STATED GOAL:
Please list all lines of the material below in which the string "Output" occurs.

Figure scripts
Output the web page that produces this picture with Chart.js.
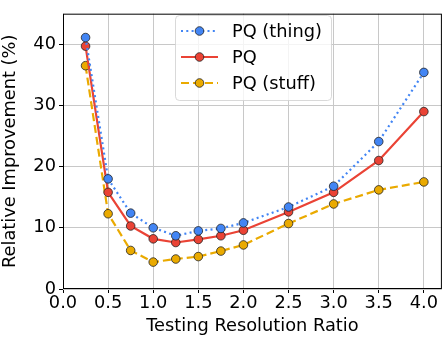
<!DOCTYPE html>
<html>
<head>
<meta charset="utf-8">
<script src="https://cdn.jsdelivr.net/npm/chart.js@4/dist/chart.umd.min.js"></script>
<style>
html,body{margin:0;padding:0;background:#fff;}
#wrap{width:447px;height:339px;position:relative;}
</style>
</head>
<body>
<div id="wrap"><canvas id="c" width="447" height="339"></canvas></div>
<script>
const ratios = [0.25, 0.5, 0.75, 1.0, 1.25, 1.5, 1.75, 2.0, 2.5, 3.0, 3.5, 4.0];
const pqThing = [41.1, 18.0, 12.4, 10.0, 8.7, 9.5, 9.9, 10.8, 13.4, 16.8, 24.1, 35.4];
const pq      = [39.7, 15.8, 10.3, 8.2, 7.6, 8.1, 8.7, 9.6, 12.6, 15.8, 21.0, 29.0];
const pqStuff = [36.5, 12.3, 6.3, 4.4, 4.9, 5.3, 6.2, 7.2, 10.7, 13.9, 16.2, 17.5];
const xTicks = [0.0, 0.5, 1.0, 1.5, 2.0, 2.5, 3.0, 3.5, 4.0];
const yTicks = [0, 10, 20, 30, 40];
const seriesNames = ['PQ (thing)', 'PQ', 'PQ (stuff)'];

const FONT = "'DejaVu Sans', sans-serif";
const FS = 17.8;
const colors = ['#4285F4', '#EA4335', '#EAAA00'];
const dashes = [[2, 3.3], [], [8, 4]];
const seriesData = [pqThing, pq, pqStuff];

function pts(vals){ return ratios.map((x,i)=>({x:x, y:vals[i]})); }

const datasets = seriesData.map((vals, i) => ({
  label: seriesNames[i],
  data: pts(vals),
  showLine: true,
  borderColor: colors[i],
  backgroundColor: colors[i],
  borderWidth: 2.2,
  borderDash: dashes[i],
  pointRadius: 4.3,
  pointBorderColor: '#222',
  pointBorderWidth: 0.8,
  pointBackgroundColor: colors[i],
  tension: 0
}));

const framePlugin = {
  id: 'frame',
  afterDatasetsDraw(chart){
    const {ctx, chartArea:a} = chart;
    ctx.save();
    ctx.strokeStyle = '#000';
    ctx.lineWidth = 1;
    ctx.strokeRect(a.left+0.5, a.top+0.5, a.right-a.left-1, a.bottom-a.top-1);
    ctx.restore();
  }
};

const legendPlugin = {
  id: 'customLegend',
  afterDraw(chart){
    const ctx = chart.ctx;
    const bx = 175, by = 15, bw = 156, bh = 85;
    ctx.save();
    ctx.globalAlpha = 0.8;
    ctx.fillStyle = '#fff';
    ctx.strokeStyle = '#d0d0d0';
    ctx.lineWidth = 1;
    ctx.beginPath();
    ctx.roundRect(bx+0.5, by+0.5, bw, bh, 4);
    ctx.fill();
    ctx.stroke();
    ctx.globalAlpha = 1;
    const rows = [31, 57, 83];
    rows.forEach((y, i) => {
      ctx.strokeStyle = colors[i];
      ctx.lineWidth = 2.2;
      ctx.setLineDash(dashes[i]);
      ctx.beginPath();
      ctx.moveTo(181, y);
      ctx.lineTo(218, y);
      ctx.stroke();
      ctx.setLineDash([]);
      ctx.beginPath();
      ctx.arc(199.5, y, 4.3, 0, Math.PI*2);
      ctx.fillStyle = colors[i];
      ctx.fill();
      ctx.strokeStyle = '#222';
      ctx.lineWidth = 0.8;
      ctx.stroke();
      ctx.fillStyle = '#000';
      ctx.font = FS + 'px ' + FONT;
      ctx.textBaseline = 'middle';
      ctx.textAlign = 'left';
      ctx.fillText(seriesNames[i], 232, y + 1);
    });
    ctx.restore();
  }
};

new Chart(document.getElementById('c'), {
  type: 'scatter',
  data: { datasets },
  options: {
    responsive: false,
    animation: false,
    devicePixelRatio: 1,
    layout: { padding: { left: 0, right: 5, top: 6, bottom: 0 } },
    plugins: { legend: { display: false }, tooltip: { enabled: false } },
    scales: {
      x: {
        type: 'linear',
        min: 0, max: 4.2,
        afterBuildTicks(axis){ axis.ticks = xTicks.map(v=>({value:v})); },
        afterFit(axis){ axis.height = 50; },
        ticks: {
          color: '#000', font: { family: FONT, size: FS }, padding: 0,
          maxRotation: 0, autoSkip: false,
          callback: v => Number(v).toFixed(1)
        },
        grid: { color: '#c8c8c8', lineWidth: 1, tickColor: '#000', tickLength: 4 },
        border: { display: false },
        title: { display: true, text: 'Testing Resolution Ratio', color: '#000',
                 font: { family: FONT, size: FS }, padding: { top: 0, bottom: 2 } }
      },
      y: {
        min: 0, max: 45,
        afterBuildTicks(axis){ axis.ticks = yTicks.map(v=>({value:v})); },
        afterFit(axis){ axis.width = 63; },
        ticks: { color: '#000', font: { family: FONT, size: FS }, padding: 3 },
        grid: { color: '#c8c8c8', lineWidth: 1, tickColor: '#000', tickLength: 4 },
        border: { display: false },
        title: { display: true, text: 'Relative Improvement (%)', color: '#000',
                 font: { family: FONT, size: FS }, padding: { top: 0, bottom: 2 } }
      }
    }
  },
  plugins: [framePlugin, legendPlugin]
});
</script>
</body>
</html>
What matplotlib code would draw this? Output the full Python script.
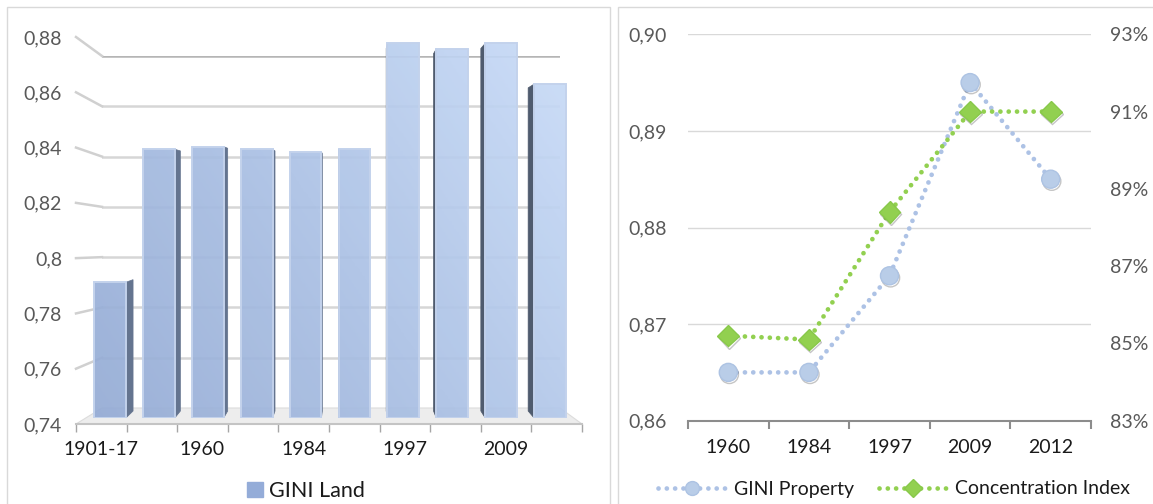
import numpy as np
import matplotlib
matplotlib.use("Agg")
import matplotlib.pyplot as plt
from matplotlib.patches import Polygon, Rectangle, PathPatch, Patch
from matplotlib.path import Path
from matplotlib.lines import Line2D
from matplotlib.colors import LinearSegmentedColormap
from matplotlib import patheffects

plt.rcParams['font.family'] = ['Lato', 'DejaVu Sans']

# ---- data -------------------------------------------------------------
land_values = [0.790, 0.839, 0.840, 0.839, 0.838, 0.839, 0.878, 0.876, 0.878, 0.863]
land_labels = ['1901-17', '1960', '1984', '1997', '2009']   # every other slot
land_ticks = [0.74, 0.76, 0.78, 0.80, 0.82, 0.84, 0.86, 0.88]
land_tick_labels = ['0,74', '0,76', '0,78', '0,8', '0,82', '0,84', '0,86', '0,88']

prop_years = ['1960', '1984', '1997', '2009', '2012']
gini_property = [0.865, 0.865, 0.875, 0.895, 0.885]
concentration_index = [85.2, 85.1, 88.4, 91.0, 91.0]
prop_ticks = [0.86, 0.87, 0.88, 0.89, 0.90]
prop_tick_labels = ['0,86', '0,87', '0,88', '0,89', '0,90']
conc_ticks = [83, 85, 87, 89, 91, 93]
conc_tick_labels = ['83%', '85%', '87%', '89%', '91%', '93%']

# ---- figure -----------------------------------------------------------
W, H = 1153, 504
fig = plt.figure(figsize=(W / 100, H / 100), dpi=100)
fig.patch.set_facecolor('white')


def px_axes(left, top, right, bottom, **kw):
    return fig.add_axes([left / W, 1 - bottom / H, (right - left) / W, (bottom - top) / H], **kw)


def to_fig(ax, x, y):
    d = ax.transData.transform((x, y))
    return fig.transFigure.inverted().transform(d)


# panel frames
for (l, t, r, b) in [(7, 7, 610, 520), (618, 7, 1170, 520)]:
    fig.add_artist(Rectangle((l / W, 1 - b / H), (r - l) / W, (b - t) / H,
                             transform=fig.transFigure, fill=False,
                             edgecolor='#d9d9d9', lw=1.0, zorder=-2))

LABEL_GREY = '#595959'
TEXT_DARK = '#1a1a1a'
FS = 14

# ---- left chart: GINI Land (3-D style columns) -------------------------
ax_wall = px_axes(102, 56, 560, 408)
ax_wall.set_zorder(-3)
ax_wall.set_xlim(0, 1)
ax_wall.set_ylim(0.74, 0.88)
ax_wall.axis('off')
for v in land_ticks[1:]:
    ax_wall.axhline(v, color='#b5b5b5' if v == land_ticks[-1] else '#d6d6d6', lw=1.8, zorder=1)

ax_front = px_axes(76, 37, 582, 424)
ax_front.set_zorder(-1)
ax_front.set_xlim(0, 10)
ax_front.set_ylim(0.74, 0.88)
ax_front.patch.set_visible(False)
for s in ['top', 'right', 'left']:
    ax_front.spines[s].set_visible(False)
ax_front.spines['bottom'].set_color('#c4c4c4')
ax_front.spines['bottom'].set_linewidth(1.5)
ax_front.set_yticks(land_ticks, land_tick_labels)
ax_front.tick_params(axis='y', length=0, pad=10, labelsize=FS, labelcolor=LABEL_GREY)
ax_front.set_xticks(np.arange(0, 11))
ax_front.set_xticklabels([])
ax_front.tick_params(axis='x', which='major', length=6, width=1, color='#a6a6a6', direction='out')
ax_front.set_xticks(np.arange(0.5, 10, 2), minor=True)
ax_front.set_xticklabels(land_labels, minor=True)
ax_front.tick_params(axis='x', which='minor', length=0, pad=12, labelsize=FS, labelcolor=TEXT_DARK)

# floor and the slanted grid stubs joining front labels to the back wall
bl = to_fig(ax_wall, 0, 0.74)
br = to_fig(ax_wall, 1, 0.74)
fr = to_fig(ax_front, 10, 0.74)
fl = to_fig(ax_front, 0, 0.74)
fig.add_artist(Polygon([bl, br, fr, fl], closed=True, transform=fig.transFigure,
                       facecolor='#ededed', edgecolor='#dcdcdc', lw=0.8, zorder=-2))
for v in land_ticks[1:]:
    p0 = to_fig(ax_front, 0, v)
    p1 = to_fig(ax_wall, 0, v)
    fig.add_artist(Line2D([p0[0], p1[0]], [p0[1], p1[1]], transform=fig.transFigure,
                          color='#d0d0d0', lw=1.8, zorder=-2))

ax_bar = px_axes(85.6, 38, 574.4, 418)
ax_bar.set_xlim(-0.5, 9.5)
ax_bar.set_ylim(0.74, 0.88)
ax_bar.axis('off')

bar_w = 0.65
xs = np.arange(len(land_values))
bars = ax_bar.bar(xs, np.array(land_values) - 0.74, bottom=0.74, width=bar_w,
                  facecolor='none', edgecolor='#c3d2ec', lw=1.4, zorder=4)

# gradient fill clipped to the column fronts
cmap = LinearSegmentedColormap.from_list('land', ['#93aad4', '#abc1e5', '#c9dcf8'])
gx, gy = np.meshgrid(np.linspace(0, 1, 200), np.linspace(0, 1, 200))
grad = 0.65 * gx + 0.35 * gy
im = ax_bar.imshow(grad, extent=[-0.5, 9.5, 0.74, 0.88], origin='lower', cmap=cmap,
                   aspect='auto', alpha=0.92, zorder=3, interpolation='bilinear')
compound = Path.make_compound_path(*[Path.unit_rectangle().transformed(b.get_patch_transform())
                                     for b in bars])
clip = PathPatch(compound, transform=ax_bar.transData, facecolor='none', edgecolor='none')
ax_bar.add_patch(clip)
im.set_clip_path(clip)

# side faces, receding toward a vanishing point
vx_img, vy_img, k = 349.0, 200.0, 0.032
vx, vy = vx_img, H - vy_img
for b in bars:
    x0, y0 = ax_bar.transData.transform((b.get_x(), b.get_y()))
    x1, y1 = ax_bar.transData.transform((b.get_x() + b.get_width(), b.get_y() + b.get_height()))
    cx = 0.5 * (x0 + x1)
    if cx < vx:
        ex, col = x1, '#64748f'
    else:
        ex, col = x0, '#4f5b6e'
    dx = k * (vx - ex)
    pts = [(ex, y0), (ex, y1), (ex + dx, y1 + k * (vy - y1)), (ex + dx, y0 + k * (vy - y0))]
    pts = ax_bar.transData.inverted().transform(pts)
    ax_bar.add_patch(Polygon(pts, closed=True, facecolor=col, edgecolor=col, lw=0.5, zorder=3.5))

fig.legend(handles=[Patch(facecolor='#94acd8', edgecolor='#94acd8')], labels=['GINI Land'],
           loc='center', bbox_to_anchor=(306 / W, 1 - 491 / H), frameon=False,
           fontsize=15.5, handlelength=0.72, handleheight=0.72, handletextpad=0.3,
           labelcolor=TEXT_DARK)

# ---- right chart: GINI Property and Concentration Index ----------------
ax_r = px_axes(688, 34.3, 1091, 420.7)
ax_r.set_xlim(-0.5, 4.5)
ax_r.set_ylim(0.86, 0.90)
for s in ['top', 'right', 'left']:
    ax_r.spines[s].set_visible(False)
ax_r.spines['bottom'].set_color('#8c8c8c')
ax_r.spines['bottom'].set_linewidth(1.5)
ax_r.set_yticks(prop_ticks, prop_tick_labels)
ax_r.tick_params(axis='y', length=0, pad=15, labelsize=FS, labelcolor=LABEL_GREY)
ax_r.grid(axis='y', color='#d9d9d9', lw=1)
ax_r.set_axisbelow(True)
ax_r.set_xticks(np.arange(-0.5, 5, 1))
ax_r.set_xticklabels([])
ax_r.tick_params(axis='x', which='major', length=6, width=1.5, color='#8c8c8c', direction='out')
ax_r.set_xticks(np.arange(5), minor=True)
ax_r.set_xticklabels(prop_years, minor=True)
ax_r.tick_params(axis='x', which='minor', length=0, pad=13, labelsize=FS, labelcolor=TEXT_DARK)

ax_r2 = ax_r.twinx()
ax_r2.set_ylim(83, 93)
for s in ax_r2.spines.values():
    s.set_visible(False)
ax_r2.set_yticks(conc_ticks, conc_tick_labels)
ax_r2.tick_params(axis='y', length=0, pad=14, labelsize=FS, labelcolor=LABEL_GREY)

dot = (0, (0.01, 1.75))
shadow = [patheffects.SimpleLineShadow(offset=(0.8, -1.5), shadow_color='#5a5a5a', alpha=0.35),
          patheffects.Normal()]
blue_line, blue_marker = '#adc2e5', '#b9cde8'
green = '#92d050'

x = np.arange(len(prop_years))
ax_r.plot(x, gini_property, color=blue_line, lw=3.4, ls=dot, dash_capstyle='round', zorder=3)
ax_r.plot(x, gini_property, ls='none', marker='o', ms=13, mfc=blue_marker, mec='#adc3e3',
          mew=1, zorder=4, path_effects=shadow)
ax_r2.plot(x, concentration_index, color=green, lw=3.4, ls=dot, dash_capstyle='round', zorder=3)
ax_r2.plot(x, concentration_index, ls='none', marker='D', ms=11, mfc=green, mec='#88c84a',
           mew=1, zorder=4, path_effects=shadow)

h1 = Line2D([], [], color=blue_line, lw=3.4, ls=dot, dash_capstyle='round',
            marker='o', ms=10, mfc=blue_marker, mec='#adc3e3')
h2 = Line2D([], [], color=green, lw=3.4, ls=dot, dash_capstyle='round',
            marker='D', ms=9, mfc=green, mec='#88c84a')
fig.legend(handles=[h1, h2], labels=['GINI Property', 'Concentration Index'],
           loc='center', bbox_to_anchor=(894 / W, 1 - 489 / H), ncol=2, frameon=False,
           fontsize=14, handlelength=3.5, handletextpad=0.4, columnspacing=1.3,
           labelcolor=TEXT_DARK)

fig.savefig('out.png', dpi=100, facecolor='white')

TASK RESPONSE:
Output the web page that produces this picture with Chart.js.
What matplotlib code would draw this? Output the full Python script.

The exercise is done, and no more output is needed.